Hegseth claimed in his Wednesday video that “legal shops across the services have grown bloated, duplicative” and are in need of reform. 

“They've muddied lines of authority and pulled critical judge advocates away from what matters most: advising commanders in the fight on operations in deployed environments where seconds and minutes count,” the secretary said. “But right now, military lawyers are sometimes stuck doing civilian side work that belongs to general counsels instead, and that drains readiness and leaves gaps where we can't afford to have them.” 

Ever since Hegseth fired the Army and Air Force’s most experienced TJAGs, military lawyers have been thrown at some of the administration’s largest legal hurdles—including taking on civilian duties.
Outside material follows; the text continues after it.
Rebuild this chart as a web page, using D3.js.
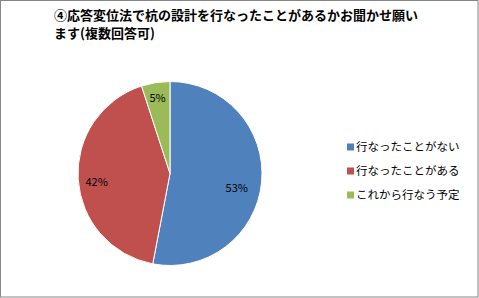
<!DOCTYPE html>
<html>
<head>
<meta charset="utf-8">
<script src="https://cdn.jsdelivr.net/npm/d3@7"></script>
<style>
  body { margin: 0; background: #fff; }
  text { font-family: "Noto Sans CJK JP", "Noto Sans", sans-serif; }
</style>
</head>
<body>
<div id="chart"></div>
<script>
const titleLines = ["④応答変位法で杭の設計を行なったことがあるかお聞かせ願い", "ます(複数回答可)"];
const categories = ["行なったことがない", "行なったことがある", "これから行なう予定"];
const values = [53, 42, 5];
const colors = ["#4F81BD", "#C0504D", "#9BBB59"];

const w = 479, h = 298;
const cx = 170, cy = 173.5, r = 92;
// small nudges so labels sit where the original put them
const labelNudge = [[-2, 8], [-4.5, 4.5], [-1.7, -7.4]];

let svg = d3.select("#chart")
    .append("svg")
    .attr("width", w)
    .attr("height", h);

// outer frame
svg.append("rect")
    .attr("x", 0.5).attr("y", 0.5)
    .attr("width", w - 1.5).attr("height", h - 1.5)
    .attr("fill", "#fff")
    .attr("stroke", "#868686");

// title
svg.append("text")
    .attr("font-size", 13)
    .attr("font-weight", "bold")
    .selectAll("tspan")
    .data(titleLines)
    .enter().append("tspan")
    .attr("x", 54)
    .attr("y", (d, i) => 20 + i * 18)
    .text(d => d);

const data = categories.map((c, i) => ({ name: c, value: values[i], color: colors[i] }));

const pie = d3.pie().value(d => d.value).sort(null);
const arc = d3.arc().innerRadius(0).outerRadius(r);
const labelArc = d3.arc().innerRadius(r * 0.75).outerRadius(r * 0.75);

const g = svg.append("g").attr("transform", `translate(${cx},${cy})`);

g.selectAll("path")
    .data(pie(data))
    .enter().append("path")
    .attr("d", arc)
    .attr("fill", d => d.data.color)
    .attr("stroke", "#fff")
    .attr("stroke-width", 1);

g.selectAll(".lbl")
    .data(pie(data))
    .enter().append("text")
    .attr("class", "lbl")
    .attr("transform", (d, i) => {
        const c = labelArc.centroid(d);
        return `translate(${c[0] + labelNudge[i][0]},${c[1] + labelNudge[i][1]})`;
    })
    .attr("text-anchor", "middle")
    .attr("dy", "0.35em")
    .attr("font-size", 11)
    .text(d => d.data.value + "%");

// legend
const legend = svg.selectAll(".legend")
    .data(data)
    .enter().append("g")
    .attr("class", "legend")
    .attr("transform", (d, i) => `translate(347, ${147 + i * 24})`);

legend.append("rect")
    .attr("x", 0).attr("y", -3.5)
    .attr("width", 7).attr("height", 7)
    .attr("fill", d => d.color);

legend.append("text")
    .attr("x", 9)
    .attr("dy", "0.36em")
    .attr("font-size", 11.5)
    .text(d => d.name);
</script>
</body>
</html>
Last year, the Trump administration approved the temporary assignment of more than 600 JAGs to work for the Justice Department as immigration judges. And in January, Defense One reported that dozens of military lawyers had been temporarily assigned as federal prosecutors to support law-enforcement surges in Minneapolis and other cities.

Assigning those often-inexperienced military lawyers as special assistant U.S. attorneys has been met with legal criticism. An Army lawyer serving as a federal prosecutor was held in contempt of court last month when a man was released from Immigration and Customs Enforcement custody without his identification documents. 

On Monday, former JAG officers called for an end to the practice in an amicus brief filed in federal court in Minnesota, writing that they were “deeply concerned that deploying JAGs to prosecute civilians in federal court in cases without a substantial military nexus erodes vital democratic norms, harms military readiness, and impermissibly inserts the military into civilian law enforcement’s core functions.”

Lepper, who joined the amicus brief, said Hegseth’s message is also at odds with these frequent civilian tasks.

“If he’s so concerned about JAGs doing their jobs, why does he continue to detail them to the Department of Justice to perform immigration judge roles for which they are not qualified and special assistant U.S. attorney roles in cases that have absolutely no military nexus,” Lepper said.

By the numbers

In December, Defense One asked the Army, Air Force, and Navy how many uniformed lawyers and civilian employees were assigned to their respective JAG corps. 

The Air Force reported that it had 1,236 JAGs, about nine more than it had the previous year, while civilian staffing had been cut to 996 from 1,022, an Air Force spokesperson told Defense One. 

The Navy said it had about 1,030 JAGs as of November, up from about one thousand the previous year, but that its civilian staffing had been cut from some 700 people to roughly 550, a spokesperson said.

The Army did not return multiple phone calls and emailed requests from Defense One seeking staffing figures.

Last year, Hegseth ordered his department to shrink its civilian workforce. About 110,000 of the department’s roughly 795,000 civilians quit, retired, or were laid off, although some 30,000 jobs deemed essential to national security were subsequently re-filled. Many workers across the department said have since reported their offices have seen lowered productivity and performance, Defense One reported this week.

The legal insider said due to the administration’s heavy reliance on JAGs after the workforce cuts, many offices were authorized to rehire for key jobs.

“For the last year now, we've been bleeding people and the work hasn't slowed down,” the insider said. “Lots of offices were getting crushed, and they've been able to make their case and get approval to hire back and fill those positions.”

Aaron Brynildson, a former judge advocate and a law professor at the University of Mississippi, said some deconfliction of JAGs and general counsels could be beneficial. 

“I agree with Secretary Hegseth’s sentiment that JAGs sometimes perform work better handled by civilian attorneys and that more clear lines of responsibility with the service Offices of General Counsel are needed,” Brynildson said. “I hope we do not reduce the number of JAGs, but place them closer to commanders.”

He also suggested that more JAGs be trained to provide legal guidance for space and cyber domains. 

Members of the former-JAG working group, which was formed after the firing of the TJAGs last year, have continued to speak out against the administration’s actions, including the continued strikes on alleged drug trafficking boats in the Caribbean Sea and the ongoing war in Iran—both of which they claim violate U.S. and international law. 

Lepper and the other former military lawyers in the group have said that if proper legal guardrails were in place, many of the administration’s actions wouldn’t have taken place.

“If Secretary Hegseth is truly concerned about the law, he should try following it. If he’s concerned about letting judge advocates provide legal advice, he should listen to them,” Lepper said.